I am finally getting more comfortable with the idea that I am getting divorced soon (finalized in March as CA has 6 months wait) and learning to enjoy myself again...

But now, I never dreamed that my stbxh will start showing emotions again (Where the heck were they were while we were together?)  I am not going back to him but I definitely trying to figure out what my boundaries are with him as far as our new different type of relationship since he is the father to our 15 months old son.

He picked us up from the airport from our Christmas vacation we had in another state(the plan was for him to pick-up his son and have him that night so I can rest) and we came home to a new flat screen TV and homemade dinner.  He says the TV is for our son.  He never said anything about us and focus communication with our son but does frequently point out how DS seems to be happier when we all do things together and should do this more often to affirm DS that we both love him very much.  He also did some fixing around the house while we were out (they were needed for daily function).

He is working hard to make sure everything is taken care of and that home is safe for the both of us and eager to pay financial support.  He has always been this nice hardworking man helping others and that never changed. He also started hugging me again when we depart. It just hurts so much how a nice man could walk away from me and not want our family.(He is not nice for pretending and not being true to everyone from the start of this relationship though)  I will never understand.  I just need to figure out what the boundaries are so I don't keep on feeling hurt.  At the same time, I feel blessed that I am not alone with raising DS and have help when I need it.  It just seems one of those things that are both equally bad and good at the same time.

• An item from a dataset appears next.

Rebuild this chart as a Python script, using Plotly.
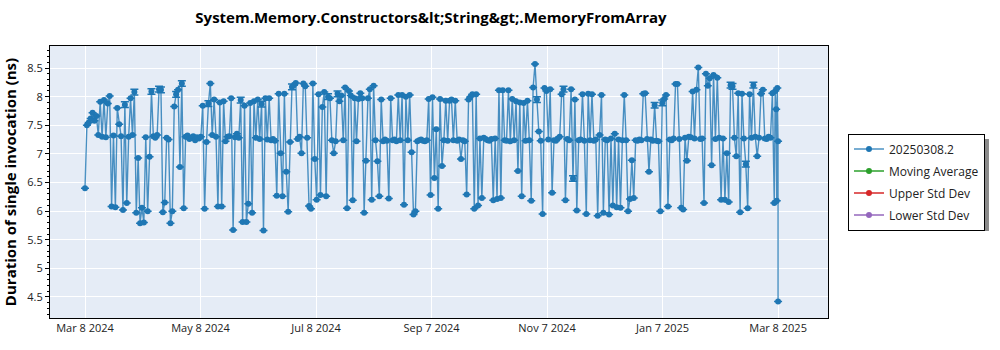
import numpy as np
import pandas as pd
import plotly.graph_objects as go

# Benchmark run history: days since the first run and mean duration (ns)
first_run = "2024-03-08"
run_days = [
    0, 1, 2, 3, 4, 5, 6, 7, 8, 9,
    10, 11, 12, 13, 14, 15, 16, 17, 18, 19,
    20, 21, 22, 23, 24, 25, 26, 27, 28, 29,
    30, 31, 32, 33, 34, 35, 36, 37, 38, 39,
    40, 41, 42, 43, 44, 45, 46, 47, 48, 49,
    50, 51, 52, 53, 54, 55, 56, 57, 58, 59,
    60, 61, 62, 63, 64, 65, 66, 67, 68, 69,
    70, 71, 72, 73, 74, 75, 76, 77, 78, 79,
    80, 81, 82, 83, 84, 85, 86, 87, 88, 89,
    90, 91, 92, 93, 94, 95, 96, 97, 98, 99,
    100, 101, 102, 103, 104, 105, 106, 107, 108, 109,
    110, 111, 112, 113, 114, 115, 116, 117, 118, 119,
    120, 121, 122, 123, 124, 125, 126, 127, 128, 129,
    130, 131, 132, 133, 134, 135, 136, 137, 138, 139,
    140, 141, 142, 143, 144, 145, 146, 147, 148, 149,
    150, 151, 152, 153, 154, 155, 156, 157, 158, 159,
    160, 161, 162, 163, 164, 165, 166, 167, 168, 169,
    170, 171, 172, 173, 174, 175, 176, 177, 178, 179,
    180, 181, 182, 183, 184, 185, 186, 187, 188, 189,
    190, 191, 192, 193, 194, 195, 196, 197, 198, 199,
    200, 201, 202, 203, 204, 205, 206, 207, 208, 209,
    210, 211, 212, 213, 214, 215, 216, 217, 218, 219,
    220, 221, 222, 223, 224, 225, 226, 227, 228, 229,
    230, 231, 232, 233, 234, 235, 236, 237, 238, 239,
    240, 241, 242, 243, 244, 245, 246, 247, 248, 249,
    250, 251, 252, 253, 254, 255, 256, 257, 258, 259,
    260, 261, 262, 263, 264, 265, 266, 267, 268, 269,
    270, 271, 272, 273, 274, 275, 276, 277, 278, 279,
    280, 281, 282, 283, 284, 285, 286, 287, 288, 289,
    290, 291, 292, 293, 294, 295, 296, 297, 298, 299,
    300, 301, 302, 303, 304, 305, 306, 307, 308, 309,
    310, 311, 312, 313, 314, 315, 316, 317, 318, 319,
    320, 321, 322, 323, 324, 325, 326, 327, 328, 329,
    330, 331, 332, 333, 334, 335, 336, 337, 338, 339,
    340, 341, 342, 343, 344, 345, 346, 347, 348, 349,
    350, 351, 352, 353, 354, 355, 356, 357, 358, 359,
    360, 361, 362, 363, 363.5, 364, 364.3, 364.6, 365, 365,
]
duration_ns = [
    6.40, 7.50, 7.55, 7.62, 7.72, 7.58, 7.66, 7.33, 7.91, 7.30,
    7.94, 7.29, 7.88, 8.01, 6.08, 7.32, 6.07, 7.80, 7.52, 7.31,
    6.02, 7.86, 6.14, 7.30, 7.97, 7.33, 8.08, 5.97, 6.93, 5.79,
    6.06, 5.80, 7.29, 6.00, 6.95, 8.09, 7.31, 7.28, 7.33, 8.13,
    8.12, 5.98, 6.15, 7.28, 7.25, 5.79, 6.00, 7.83, 8.04, 8.12,
    6.77, 8.23, 6.05, 7.30, 7.32, 7.26, 7.28, 7.31, 7.24, 7.29,
    7.27, 7.30, 7.84, 6.04, 7.21, 7.88, 8.23, 7.33, 7.95, 7.30,
    6.08, 7.90, 6.08, 7.92, 7.22, 7.30, 7.31, 7.97, 5.67, 7.29,
    7.35, 7.28, 7.94, 5.81, 7.84, 5.81, 6.13, 7.89, 5.97, 7.92,
    7.28, 7.95, 7.26, 7.87, 5.66, 7.97, 7.25, 7.97, 7.24, 7.26,
    7.23, 6.27, 8.05, 7.01, 6.26, 8.05, 6.69, 5.99, 7.21, 8.17,
    8.20, 8.24, 7.26, 7.30, 7.01, 8.23, 8.18, 7.28, 6.09, 6.04,
    8.23, 6.91, 6.20, 8.04, 6.28, 7.82, 8.08, 6.26, 8.00, 7.97,
    7.24, 7.01, 7.22, 8.05, 7.92, 8.02, 7.24, 8.16, 6.05, 8.10,
    8.02, 6.19, 7.97, 7.22, 7.96, 8.06, 7.97, 5.97, 6.88, 7.97,
    8.13, 6.20, 8.19, 7.24, 6.87, 6.26, 7.95, 7.22, 7.25, 7.23,
    6.22, 7.97, 7.24, 7.25, 7.22, 8.03, 7.24, 8.03, 6.11, 8.00,
    7.24, 8.03, 7.03, 5.94, 6.00, 7.22, 7.24, 7.25, 7.23, 7.22,
    7.24, 7.96, 6.28, 7.99, 6.58, 7.43, 6.04, 7.96, 6.79, 7.24,
    7.93, 7.23, 7.93, 7.95, 7.24, 7.93, 7.23, 7.25, 6.91, 7.24,
    7.22, 6.29, 7.95, 8.00, 8.04, 6.04, 8.04, 6.10, 7.27, 6.23,
    7.28, 7.26, 7.24, 7.23, 7.26, 6.19, 7.27, 6.21, 8.11, 6.23,
    8.11, 7.24, 7.23, 8.11, 7.22, 7.96, 7.24, 7.92, 6.70, 7.90,
    6.26, 7.89, 7.23, 7.93, 7.24, 6.18, 8.16, 8.57, 7.95, 7.39,
    7.23, 5.95, 8.15, 8.10, 7.25, 8.13, 6.32, 7.24, 7.23, 7.27,
    7.30, 8.04, 8.13, 6.19, 7.26, 7.24, 8.13, 6.57, 7.95, 6.01,
    7.24, 7.25, 8.04, 7.23, 5.95, 8.05, 7.24, 8.04, 7.23, 7.25,
    5.92, 7.33, 8.03, 5.97, 7.25, 7.24, 5.94, 7.27, 6.10, 7.35,
    6.07, 7.25, 6.06, 7.24, 8.03, 7.24, 6.00, 6.21, 6.89, 6.23,
    7.24, 7.23, 7.25, 7.24, 8.05, 8.06, 7.26, 6.69, 7.25, 7.23,
    7.85, 7.23, 7.22, 6.00, 7.89, 7.96, 8.03, 6.08, 7.25, 7.24,
    7.27, 8.22, 8.22, 7.26, 6.06, 6.03, 7.28, 6.88, 7.30, 7.29,
    8.09, 7.27, 8.12, 8.51, 7.26, 7.27, 6.14, 8.40, 8.19, 8.32,
    6.80, 8.38, 7.26, 8.33, 7.28, 6.20, 7.27, 6.20, 7.01, 6.16,
    8.20, 8.18, 7.28, 6.96, 8.06, 5.98, 8.05, 7.27, 6.82, 6.05,
    8.04, 7.28, 8.20, 7.30, 6.96, 7.28, 8.05, 8.12, 7.27, 7.26,
    7.30, 7.28, 8.06, 6.14, 8.10, 7.78, 6.18, 8.15, 7.22, 4.42,
]
# Runs that reported a spread (index into the run list, error in ns)
spread_runs = [21, 26, 35, 39, 40, 48, 51, 65, 82, 93, 109, 128,
               133, 238, 252, 257, 300, 304, 340, 341, 348, 352]
spread_ns = [0.05, 0.05, 0.05, 0.05, 0.05, 0.05, 0.05, 0.05, 0.05, 0.05, 0.05, 0.05,
             0.05, 0.05, 0.05, 0.05, 0.05, 0.05, 0.05, 0.05, 0.05, 0.05]

x_tick_labels = ["Mar 8 2024", "May 8 2024", "Jul 8 2024", "Sep 7 2024",
                 "Nov 7 2024", "Jan 7 2025", "Mar 8 2025"]
series_names = ["20250308.2", "Moving Average", "Upper Std Dev", "Lower Std Dev"]
series_colors = ["#1f77b4", "#2ca02c", "#d62728", "#9467bd"]

run_dates = pd.Timestamp(first_run) + pd.to_timedelta(run_days, unit="D")
err = [None] * len(duration_ns)
for i, e in zip(spread_runs, spread_ns):
    err[i] = e

FONT = "Open Sans, sans-serif"

fig = go.Figure()
fig.add_trace(go.Scatter(
    x=run_dates, y=duration_ns, name=series_names[0], mode="lines+markers",
    legendgroup="g0",
    line=dict(color="rgba(31,119,180,0.8)", width=1.4),
    marker=dict(color=series_colors[0], size=6),
    error_y=dict(type="data", array=err, visible=True, color=series_colors[0],
                 thickness=1.5, width=4),
))
for k, (name, color) in enumerate(zip(series_names[1:], series_colors[1:]), start=1):
    fig.add_trace(go.Scatter(
        x=[None], y=[None], name=name, mode="lines+markers", legendgroup=f"g{k}",
        line=dict(color=color, width=1.4), marker=dict(color=color, size=6),
    ))

# evenly spaced date ticks between the first and last run
t0 = pd.Timestamp(run_dates[0]).value
t1 = pd.Timestamp(run_dates[-1]).value
tick_vals = pd.to_datetime(np.linspace(t0, t1, len(x_tick_labels)))

# drop shadow behind the legend box
fig.add_shape(type="rect", xref="paper", yref="paper",
              x0=1.0296, x1=1.2069, y0=0.3199, y1=0.6581,
              fillcolor="#8a8a8a", line_width=0, layer="below")

fig.update_layout(
    width=1000, height=350,
    margin=dict(l=50, r=172, t=46, b=32),
    paper_bgcolor="white", plot_bgcolor="#E5ECF6",
    font=dict(family=FONT, size=11, color="#222"),
    title=dict(text="<b>System.Memory.Constructors&amp;lt;String&amp;gt;.MemoryFromArray</b>",
               x=0.431, xanchor="center", y=0.948, yanchor="middle",
               font=dict(size=15, color="black", family=FONT)),
    showlegend=True,
    legend=dict(x=1.0257, xanchor="left", y=0.5, yanchor="middle",
                bgcolor="white", bordercolor="black", borderwidth=1,
                tracegroupgap=3, itemwidth=30,
                font=dict(size=12, color="#222", family=FONT)),
)
fig.update_xaxes(
    type="date", range=["2024-02-18 13:40", "2025-04-03 07:00"],
    tickmode="array", tickvals=tick_vals, ticktext=x_tick_labels,
    showgrid=True, gridcolor="white", gridwidth=1, zeroline=False,
    showline=True, linecolor="black", linewidth=1, mirror=True,
    ticks="", tickfont=dict(size=11, color="#222"), automargin=False,
)
fig.update_yaxes(
    range=[4.133, 8.885], dtick=0.5, tick0=0,
    showgrid=True, gridcolor="white", gridwidth=1, zeroline=False,
    showline=True, linecolor="black", linewidth=1, mirror=True,
    ticks="outside", ticklen=4, tickcolor="black",
    minor=dict(dtick=0.1, ticks="outside", ticklen=2, tickcolor="black", showgrid=False),
    tickfont=dict(size=11, color="#222"), automargin=False,
    title=dict(text="<b>Duration of single invocation (ns)</b>", standoff=8,
               font=dict(size=15, color="black", family=FONT)),
)

fig.write_html("out.html")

I guess it is a vent and wonder if this is something that gets easier over time or harder.  I imagine it going either way.

 

Re: Wow! Today's posts topics got me thinking...

  • It sounds like the side love interest that made him come up with all that revisionist history of never loving you is starting to pall.
    image
  • I would be very cautious and definitely keep boundaries. It makes things very confusing for you and your child. I divorced my XH first back in 2002 and we stayed fairly close for the sake of our child during that time. Over time, that created confused feelings and we ended up getting back together. We even got remarried in 2008 and the old problems resurfaced (shocker, i know).

    So I would say to you - be very very careful. Create very clear boundaries. Both being there to support your child at a birthday party, for example is safe, healthy distance. Coming over for tv and dinner is not.